DATA SUPPLIED:
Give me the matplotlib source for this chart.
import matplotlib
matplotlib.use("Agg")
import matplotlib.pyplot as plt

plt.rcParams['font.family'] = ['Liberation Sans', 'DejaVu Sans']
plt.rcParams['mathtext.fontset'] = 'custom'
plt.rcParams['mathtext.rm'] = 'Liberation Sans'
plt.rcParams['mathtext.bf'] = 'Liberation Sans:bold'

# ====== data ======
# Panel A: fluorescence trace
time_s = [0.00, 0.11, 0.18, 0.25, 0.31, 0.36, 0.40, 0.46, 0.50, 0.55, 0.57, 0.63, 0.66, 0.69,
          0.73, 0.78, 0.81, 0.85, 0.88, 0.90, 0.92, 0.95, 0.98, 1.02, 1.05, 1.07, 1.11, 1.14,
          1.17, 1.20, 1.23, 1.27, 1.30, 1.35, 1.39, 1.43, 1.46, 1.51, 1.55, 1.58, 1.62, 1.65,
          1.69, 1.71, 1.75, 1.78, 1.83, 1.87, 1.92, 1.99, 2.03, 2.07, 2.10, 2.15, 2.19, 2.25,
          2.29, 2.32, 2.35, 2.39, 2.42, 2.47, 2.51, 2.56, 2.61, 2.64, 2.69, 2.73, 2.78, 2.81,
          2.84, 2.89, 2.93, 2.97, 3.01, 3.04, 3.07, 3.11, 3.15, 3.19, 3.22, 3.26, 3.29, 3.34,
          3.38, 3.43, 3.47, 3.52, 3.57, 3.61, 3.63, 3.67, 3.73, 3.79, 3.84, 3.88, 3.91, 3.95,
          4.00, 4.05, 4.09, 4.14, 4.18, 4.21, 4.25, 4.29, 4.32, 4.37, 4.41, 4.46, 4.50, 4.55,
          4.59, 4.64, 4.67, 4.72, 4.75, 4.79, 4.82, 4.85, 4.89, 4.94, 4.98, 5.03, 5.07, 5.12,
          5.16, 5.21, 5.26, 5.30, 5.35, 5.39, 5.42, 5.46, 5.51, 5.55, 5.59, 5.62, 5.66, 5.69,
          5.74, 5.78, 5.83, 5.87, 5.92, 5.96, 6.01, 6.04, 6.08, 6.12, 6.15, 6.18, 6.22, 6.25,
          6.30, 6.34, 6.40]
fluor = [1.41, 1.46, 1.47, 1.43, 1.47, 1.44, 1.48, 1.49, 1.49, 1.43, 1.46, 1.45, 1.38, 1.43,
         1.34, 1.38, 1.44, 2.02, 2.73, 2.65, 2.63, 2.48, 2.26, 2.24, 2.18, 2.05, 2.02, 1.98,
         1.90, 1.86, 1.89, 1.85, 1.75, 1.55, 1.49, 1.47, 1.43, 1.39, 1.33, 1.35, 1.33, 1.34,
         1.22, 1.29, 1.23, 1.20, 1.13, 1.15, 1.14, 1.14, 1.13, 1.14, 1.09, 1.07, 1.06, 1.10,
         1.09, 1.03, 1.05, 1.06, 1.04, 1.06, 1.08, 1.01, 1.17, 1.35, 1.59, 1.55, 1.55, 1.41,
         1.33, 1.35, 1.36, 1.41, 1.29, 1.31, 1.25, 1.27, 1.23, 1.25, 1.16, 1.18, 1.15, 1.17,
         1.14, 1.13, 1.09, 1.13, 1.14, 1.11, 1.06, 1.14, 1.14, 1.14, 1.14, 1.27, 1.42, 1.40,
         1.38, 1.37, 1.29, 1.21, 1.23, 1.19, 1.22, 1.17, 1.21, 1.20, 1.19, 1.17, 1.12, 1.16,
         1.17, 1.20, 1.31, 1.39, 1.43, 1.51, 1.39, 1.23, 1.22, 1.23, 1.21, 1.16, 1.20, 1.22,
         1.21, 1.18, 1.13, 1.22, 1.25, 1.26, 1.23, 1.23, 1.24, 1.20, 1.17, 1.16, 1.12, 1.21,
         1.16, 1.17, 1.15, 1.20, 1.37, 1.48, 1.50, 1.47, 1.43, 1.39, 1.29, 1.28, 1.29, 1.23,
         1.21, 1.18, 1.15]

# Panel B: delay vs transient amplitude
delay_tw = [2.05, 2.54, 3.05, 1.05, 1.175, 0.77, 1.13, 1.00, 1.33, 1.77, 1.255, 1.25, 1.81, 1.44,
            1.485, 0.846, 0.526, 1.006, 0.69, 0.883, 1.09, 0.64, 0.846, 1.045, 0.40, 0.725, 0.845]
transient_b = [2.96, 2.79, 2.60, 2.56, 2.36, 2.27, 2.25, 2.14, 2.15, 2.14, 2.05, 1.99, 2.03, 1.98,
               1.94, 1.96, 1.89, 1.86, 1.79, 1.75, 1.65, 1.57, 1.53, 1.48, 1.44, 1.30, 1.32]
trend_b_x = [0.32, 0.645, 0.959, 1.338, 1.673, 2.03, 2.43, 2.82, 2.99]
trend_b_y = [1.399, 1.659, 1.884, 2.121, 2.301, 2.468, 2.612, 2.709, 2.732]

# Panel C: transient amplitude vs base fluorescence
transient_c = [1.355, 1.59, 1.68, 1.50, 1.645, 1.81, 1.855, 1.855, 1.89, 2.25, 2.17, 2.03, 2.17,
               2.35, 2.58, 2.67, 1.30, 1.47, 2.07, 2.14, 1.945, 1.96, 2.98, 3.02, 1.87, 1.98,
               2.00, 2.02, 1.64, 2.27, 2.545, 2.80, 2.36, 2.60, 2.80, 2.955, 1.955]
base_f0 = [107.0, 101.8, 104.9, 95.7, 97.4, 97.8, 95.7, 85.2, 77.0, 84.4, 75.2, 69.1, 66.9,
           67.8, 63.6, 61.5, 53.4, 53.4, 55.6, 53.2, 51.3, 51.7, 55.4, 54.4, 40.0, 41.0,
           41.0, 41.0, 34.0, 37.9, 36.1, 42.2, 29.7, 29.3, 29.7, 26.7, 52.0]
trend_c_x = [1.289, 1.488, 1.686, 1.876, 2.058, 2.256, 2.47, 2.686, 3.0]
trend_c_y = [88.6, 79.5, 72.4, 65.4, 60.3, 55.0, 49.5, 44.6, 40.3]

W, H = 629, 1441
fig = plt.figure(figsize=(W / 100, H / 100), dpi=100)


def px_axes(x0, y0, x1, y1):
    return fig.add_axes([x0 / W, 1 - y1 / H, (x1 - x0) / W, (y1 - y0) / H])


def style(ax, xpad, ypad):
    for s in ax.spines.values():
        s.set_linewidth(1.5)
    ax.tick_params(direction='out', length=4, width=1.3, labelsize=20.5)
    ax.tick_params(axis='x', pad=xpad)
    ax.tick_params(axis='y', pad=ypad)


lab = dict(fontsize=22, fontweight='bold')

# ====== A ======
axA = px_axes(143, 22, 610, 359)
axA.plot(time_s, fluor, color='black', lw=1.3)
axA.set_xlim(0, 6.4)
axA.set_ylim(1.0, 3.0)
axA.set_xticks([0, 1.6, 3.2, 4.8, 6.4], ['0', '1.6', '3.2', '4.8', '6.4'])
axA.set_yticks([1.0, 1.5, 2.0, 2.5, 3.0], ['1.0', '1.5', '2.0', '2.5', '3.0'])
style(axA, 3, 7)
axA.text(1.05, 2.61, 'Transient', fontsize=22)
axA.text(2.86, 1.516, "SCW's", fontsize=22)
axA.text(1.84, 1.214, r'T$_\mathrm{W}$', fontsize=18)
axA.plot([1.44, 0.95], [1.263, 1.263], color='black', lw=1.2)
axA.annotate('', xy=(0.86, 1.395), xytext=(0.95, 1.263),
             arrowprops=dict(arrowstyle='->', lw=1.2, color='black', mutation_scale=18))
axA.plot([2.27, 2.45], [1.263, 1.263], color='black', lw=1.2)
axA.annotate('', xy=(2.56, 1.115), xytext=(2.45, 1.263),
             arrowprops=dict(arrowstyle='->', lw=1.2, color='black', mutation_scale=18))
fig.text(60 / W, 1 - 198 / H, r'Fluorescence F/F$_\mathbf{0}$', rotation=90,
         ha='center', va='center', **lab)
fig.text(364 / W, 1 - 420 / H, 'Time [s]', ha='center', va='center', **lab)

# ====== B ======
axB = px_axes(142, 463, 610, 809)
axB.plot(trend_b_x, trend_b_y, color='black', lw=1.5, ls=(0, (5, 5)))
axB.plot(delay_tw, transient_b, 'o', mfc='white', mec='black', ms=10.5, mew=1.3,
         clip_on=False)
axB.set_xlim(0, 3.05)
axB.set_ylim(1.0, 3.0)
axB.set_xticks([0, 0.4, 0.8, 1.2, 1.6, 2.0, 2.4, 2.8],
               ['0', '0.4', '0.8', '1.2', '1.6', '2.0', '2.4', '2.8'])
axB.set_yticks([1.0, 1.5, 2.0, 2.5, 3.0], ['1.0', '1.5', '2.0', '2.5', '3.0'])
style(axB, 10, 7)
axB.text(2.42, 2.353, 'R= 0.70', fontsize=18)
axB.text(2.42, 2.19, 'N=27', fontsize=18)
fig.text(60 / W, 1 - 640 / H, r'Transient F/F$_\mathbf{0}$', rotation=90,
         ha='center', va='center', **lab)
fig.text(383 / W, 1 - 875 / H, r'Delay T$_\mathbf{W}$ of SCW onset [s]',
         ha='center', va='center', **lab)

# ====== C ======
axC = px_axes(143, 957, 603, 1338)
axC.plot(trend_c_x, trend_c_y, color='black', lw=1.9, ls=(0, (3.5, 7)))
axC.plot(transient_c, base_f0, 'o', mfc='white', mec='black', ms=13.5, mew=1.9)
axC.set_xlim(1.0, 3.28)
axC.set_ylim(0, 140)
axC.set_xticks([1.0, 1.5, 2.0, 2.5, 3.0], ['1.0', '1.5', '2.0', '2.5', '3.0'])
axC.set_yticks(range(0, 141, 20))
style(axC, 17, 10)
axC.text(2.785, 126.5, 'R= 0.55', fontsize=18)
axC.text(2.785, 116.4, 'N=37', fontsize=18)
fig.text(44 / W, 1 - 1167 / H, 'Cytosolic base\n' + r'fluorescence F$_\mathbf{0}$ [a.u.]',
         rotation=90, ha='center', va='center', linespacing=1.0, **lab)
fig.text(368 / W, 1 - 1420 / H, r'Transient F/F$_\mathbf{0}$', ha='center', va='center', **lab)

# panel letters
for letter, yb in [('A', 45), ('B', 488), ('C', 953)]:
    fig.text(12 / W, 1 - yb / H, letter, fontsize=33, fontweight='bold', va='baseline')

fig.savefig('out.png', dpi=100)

==

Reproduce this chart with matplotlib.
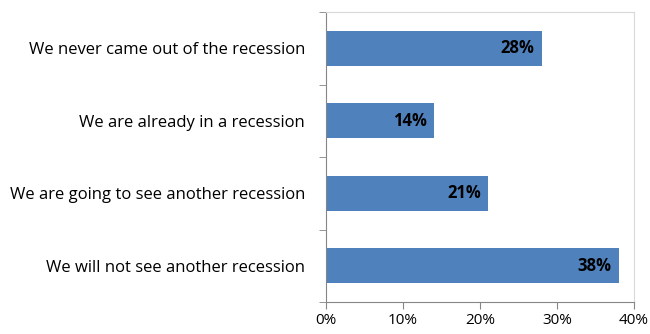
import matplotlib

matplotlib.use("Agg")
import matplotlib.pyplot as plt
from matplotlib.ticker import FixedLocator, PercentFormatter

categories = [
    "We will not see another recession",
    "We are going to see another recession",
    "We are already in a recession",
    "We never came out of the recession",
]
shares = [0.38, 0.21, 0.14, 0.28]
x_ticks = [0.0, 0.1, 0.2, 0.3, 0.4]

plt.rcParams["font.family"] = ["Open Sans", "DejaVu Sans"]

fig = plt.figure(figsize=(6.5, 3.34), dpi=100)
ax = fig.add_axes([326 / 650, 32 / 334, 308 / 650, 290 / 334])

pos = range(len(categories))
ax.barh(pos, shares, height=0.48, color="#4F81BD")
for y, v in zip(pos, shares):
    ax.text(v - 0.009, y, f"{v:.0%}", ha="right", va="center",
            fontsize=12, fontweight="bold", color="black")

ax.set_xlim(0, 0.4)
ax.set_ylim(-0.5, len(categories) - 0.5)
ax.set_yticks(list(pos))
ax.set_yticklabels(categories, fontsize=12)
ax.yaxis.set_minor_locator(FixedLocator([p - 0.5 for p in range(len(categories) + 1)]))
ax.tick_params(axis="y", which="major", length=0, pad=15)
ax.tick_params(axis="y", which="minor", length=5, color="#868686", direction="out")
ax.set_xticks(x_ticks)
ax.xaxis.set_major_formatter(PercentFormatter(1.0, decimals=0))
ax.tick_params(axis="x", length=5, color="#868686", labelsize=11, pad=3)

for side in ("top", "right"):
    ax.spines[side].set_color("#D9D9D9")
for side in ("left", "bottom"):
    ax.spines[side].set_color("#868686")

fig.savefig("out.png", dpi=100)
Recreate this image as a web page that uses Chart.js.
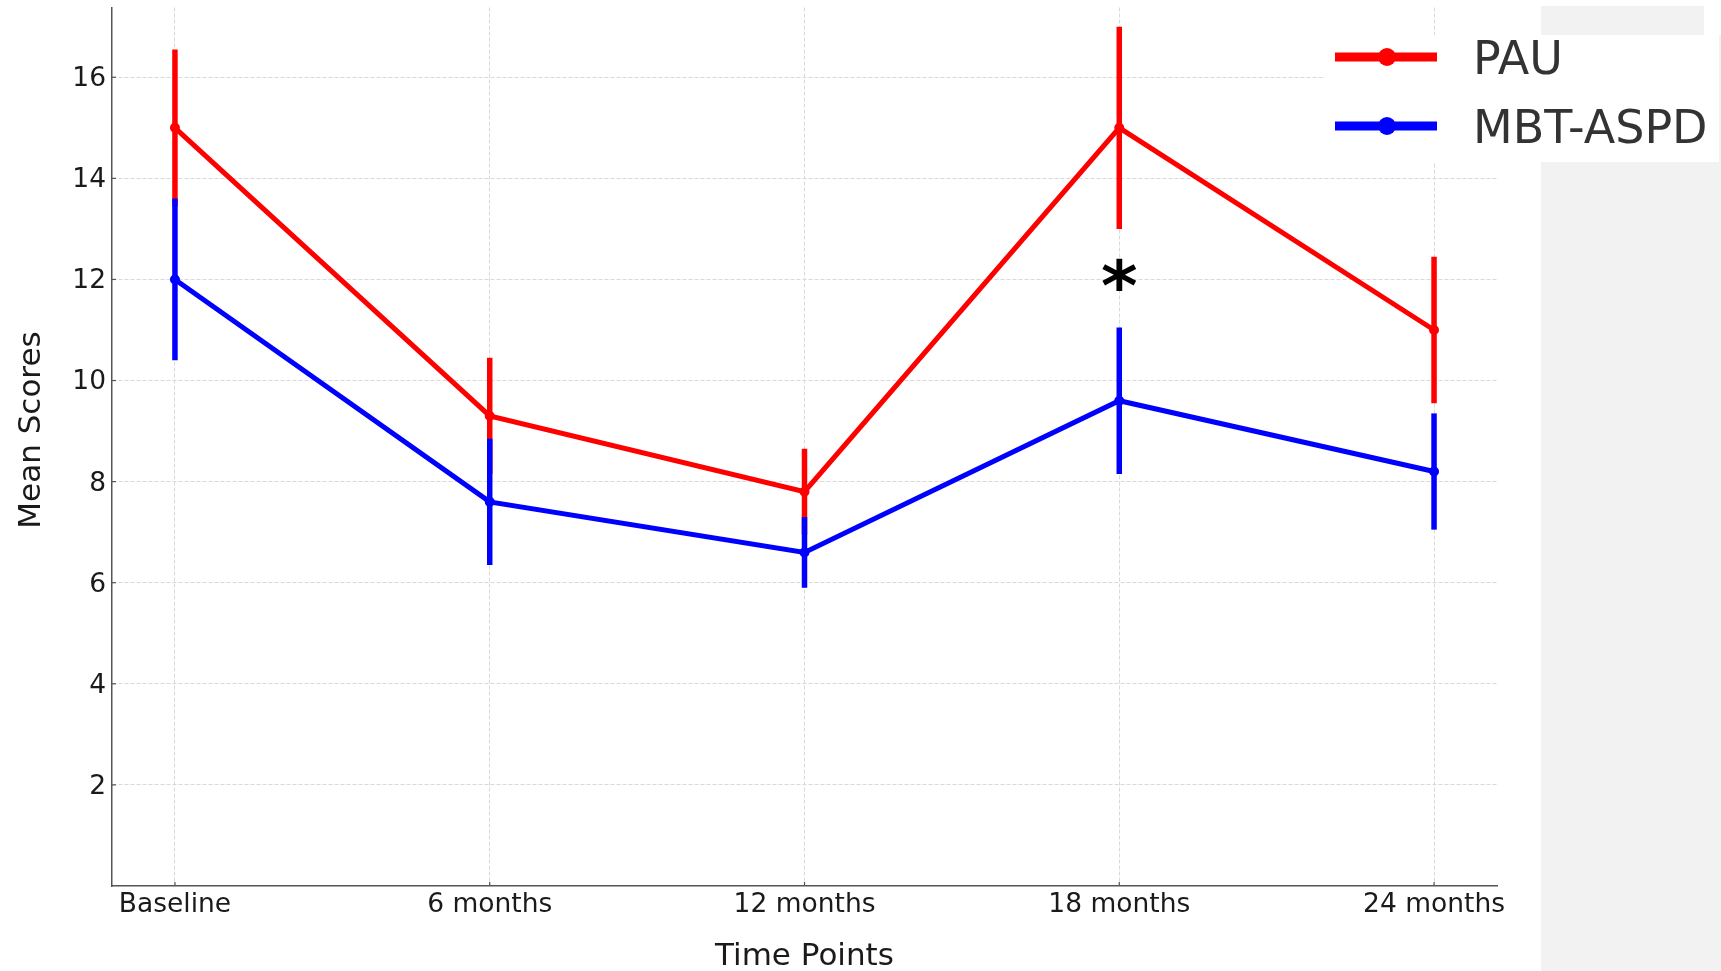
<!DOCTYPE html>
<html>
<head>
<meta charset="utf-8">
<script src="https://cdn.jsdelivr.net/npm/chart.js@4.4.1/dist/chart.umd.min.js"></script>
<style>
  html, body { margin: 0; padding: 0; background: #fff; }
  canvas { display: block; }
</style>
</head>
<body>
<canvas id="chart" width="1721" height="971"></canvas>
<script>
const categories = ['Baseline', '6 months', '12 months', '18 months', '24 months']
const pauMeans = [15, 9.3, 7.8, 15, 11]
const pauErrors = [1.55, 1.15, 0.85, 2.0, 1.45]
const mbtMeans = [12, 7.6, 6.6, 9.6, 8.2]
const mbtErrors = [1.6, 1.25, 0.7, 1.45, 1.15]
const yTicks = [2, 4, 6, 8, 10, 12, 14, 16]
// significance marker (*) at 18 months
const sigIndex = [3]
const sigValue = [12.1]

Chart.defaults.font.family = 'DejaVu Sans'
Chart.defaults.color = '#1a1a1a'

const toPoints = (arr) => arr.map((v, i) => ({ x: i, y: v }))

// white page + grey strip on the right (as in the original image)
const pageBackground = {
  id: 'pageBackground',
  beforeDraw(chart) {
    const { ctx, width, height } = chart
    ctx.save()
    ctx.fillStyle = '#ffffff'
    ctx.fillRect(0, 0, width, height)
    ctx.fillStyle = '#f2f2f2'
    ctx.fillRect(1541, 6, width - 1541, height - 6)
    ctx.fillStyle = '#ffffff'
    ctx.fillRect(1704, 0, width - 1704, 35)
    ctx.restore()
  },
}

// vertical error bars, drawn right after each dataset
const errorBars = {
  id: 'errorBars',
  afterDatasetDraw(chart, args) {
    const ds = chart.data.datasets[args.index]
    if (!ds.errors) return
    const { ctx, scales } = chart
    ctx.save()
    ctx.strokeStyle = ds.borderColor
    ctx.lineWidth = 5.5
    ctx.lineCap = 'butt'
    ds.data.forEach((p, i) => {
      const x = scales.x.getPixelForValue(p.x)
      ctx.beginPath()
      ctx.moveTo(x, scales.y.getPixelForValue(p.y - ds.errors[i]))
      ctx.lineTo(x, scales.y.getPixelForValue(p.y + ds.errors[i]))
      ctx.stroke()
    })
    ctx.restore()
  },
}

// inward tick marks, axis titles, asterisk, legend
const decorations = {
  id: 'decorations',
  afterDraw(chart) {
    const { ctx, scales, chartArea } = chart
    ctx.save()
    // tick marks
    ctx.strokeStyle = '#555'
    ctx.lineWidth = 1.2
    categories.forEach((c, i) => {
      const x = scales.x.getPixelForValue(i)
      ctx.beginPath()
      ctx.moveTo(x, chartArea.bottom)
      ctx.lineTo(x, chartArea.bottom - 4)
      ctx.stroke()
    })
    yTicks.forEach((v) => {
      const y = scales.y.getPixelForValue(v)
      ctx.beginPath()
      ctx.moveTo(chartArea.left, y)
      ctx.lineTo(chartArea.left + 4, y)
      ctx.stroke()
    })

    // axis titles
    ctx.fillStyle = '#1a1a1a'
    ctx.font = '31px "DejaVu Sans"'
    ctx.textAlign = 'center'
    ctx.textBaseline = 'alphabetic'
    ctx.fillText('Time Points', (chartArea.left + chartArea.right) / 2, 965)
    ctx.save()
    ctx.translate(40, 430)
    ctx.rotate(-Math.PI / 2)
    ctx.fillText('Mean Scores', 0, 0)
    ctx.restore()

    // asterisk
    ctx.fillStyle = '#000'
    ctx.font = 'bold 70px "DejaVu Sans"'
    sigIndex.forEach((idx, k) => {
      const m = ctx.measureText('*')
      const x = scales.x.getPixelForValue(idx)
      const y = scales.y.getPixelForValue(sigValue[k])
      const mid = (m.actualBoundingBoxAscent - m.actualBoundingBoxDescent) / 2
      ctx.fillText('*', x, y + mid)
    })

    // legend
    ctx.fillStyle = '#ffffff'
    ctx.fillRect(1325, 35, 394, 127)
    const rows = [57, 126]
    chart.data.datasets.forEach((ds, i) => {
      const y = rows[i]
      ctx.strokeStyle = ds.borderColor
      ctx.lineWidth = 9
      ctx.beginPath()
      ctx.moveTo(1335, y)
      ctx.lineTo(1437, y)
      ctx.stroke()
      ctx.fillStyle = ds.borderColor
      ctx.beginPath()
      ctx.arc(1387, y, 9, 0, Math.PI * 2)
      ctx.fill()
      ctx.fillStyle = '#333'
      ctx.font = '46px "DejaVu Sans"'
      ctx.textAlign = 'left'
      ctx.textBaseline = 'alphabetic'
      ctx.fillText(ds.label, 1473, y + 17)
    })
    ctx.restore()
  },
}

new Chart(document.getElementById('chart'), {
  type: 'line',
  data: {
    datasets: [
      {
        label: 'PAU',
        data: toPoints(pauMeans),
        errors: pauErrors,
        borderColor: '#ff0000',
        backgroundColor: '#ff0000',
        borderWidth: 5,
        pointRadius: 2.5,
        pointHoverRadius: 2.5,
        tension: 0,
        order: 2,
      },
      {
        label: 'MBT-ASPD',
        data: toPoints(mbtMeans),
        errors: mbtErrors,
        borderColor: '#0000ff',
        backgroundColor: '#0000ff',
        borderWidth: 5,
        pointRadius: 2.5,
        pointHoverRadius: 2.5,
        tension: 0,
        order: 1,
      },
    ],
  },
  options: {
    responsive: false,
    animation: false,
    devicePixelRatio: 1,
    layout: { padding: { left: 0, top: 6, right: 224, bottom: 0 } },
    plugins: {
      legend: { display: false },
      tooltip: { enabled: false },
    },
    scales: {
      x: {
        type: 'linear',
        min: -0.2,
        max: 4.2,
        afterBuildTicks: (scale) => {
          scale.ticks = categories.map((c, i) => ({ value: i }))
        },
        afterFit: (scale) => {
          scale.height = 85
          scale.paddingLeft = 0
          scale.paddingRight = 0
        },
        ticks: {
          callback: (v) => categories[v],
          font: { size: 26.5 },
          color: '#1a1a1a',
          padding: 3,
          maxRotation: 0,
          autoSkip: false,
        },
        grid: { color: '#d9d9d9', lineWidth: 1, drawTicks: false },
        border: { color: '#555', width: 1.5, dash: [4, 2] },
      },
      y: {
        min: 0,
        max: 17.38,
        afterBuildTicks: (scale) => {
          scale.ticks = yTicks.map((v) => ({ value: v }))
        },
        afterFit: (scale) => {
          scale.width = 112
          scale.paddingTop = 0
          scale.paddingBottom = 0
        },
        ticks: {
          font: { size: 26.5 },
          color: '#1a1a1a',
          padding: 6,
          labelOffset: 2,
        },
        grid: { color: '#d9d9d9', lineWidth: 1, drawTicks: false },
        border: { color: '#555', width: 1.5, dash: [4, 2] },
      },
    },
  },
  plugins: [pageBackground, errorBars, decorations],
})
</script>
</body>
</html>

WRITTEN PROBLEM: Starting at the line that contains "Give me the matplotlib source for this chart." and stopping at the line that contains "plt.rcParams['mathtext.bf'] = 'Liberation", transcribe the lines exactly; both boundary lines are to be included.

RESULT FOR THIS EXERCISE:
Give me the matplotlib source for this chart.
import matplotlib
matplotlib.use("Agg")
import matplotlib.pyplot as plt

plt.rcParams['font.family'] = ['Liberation Sans', 'DejaVu Sans']
plt.rcParams['mathtext.fontset'] = 'custom'
plt.rcParams['mathtext.rm'] = 'Liberation Sans'
plt.rcParams['mathtext.bf'] = 'Liberation Sans:bold'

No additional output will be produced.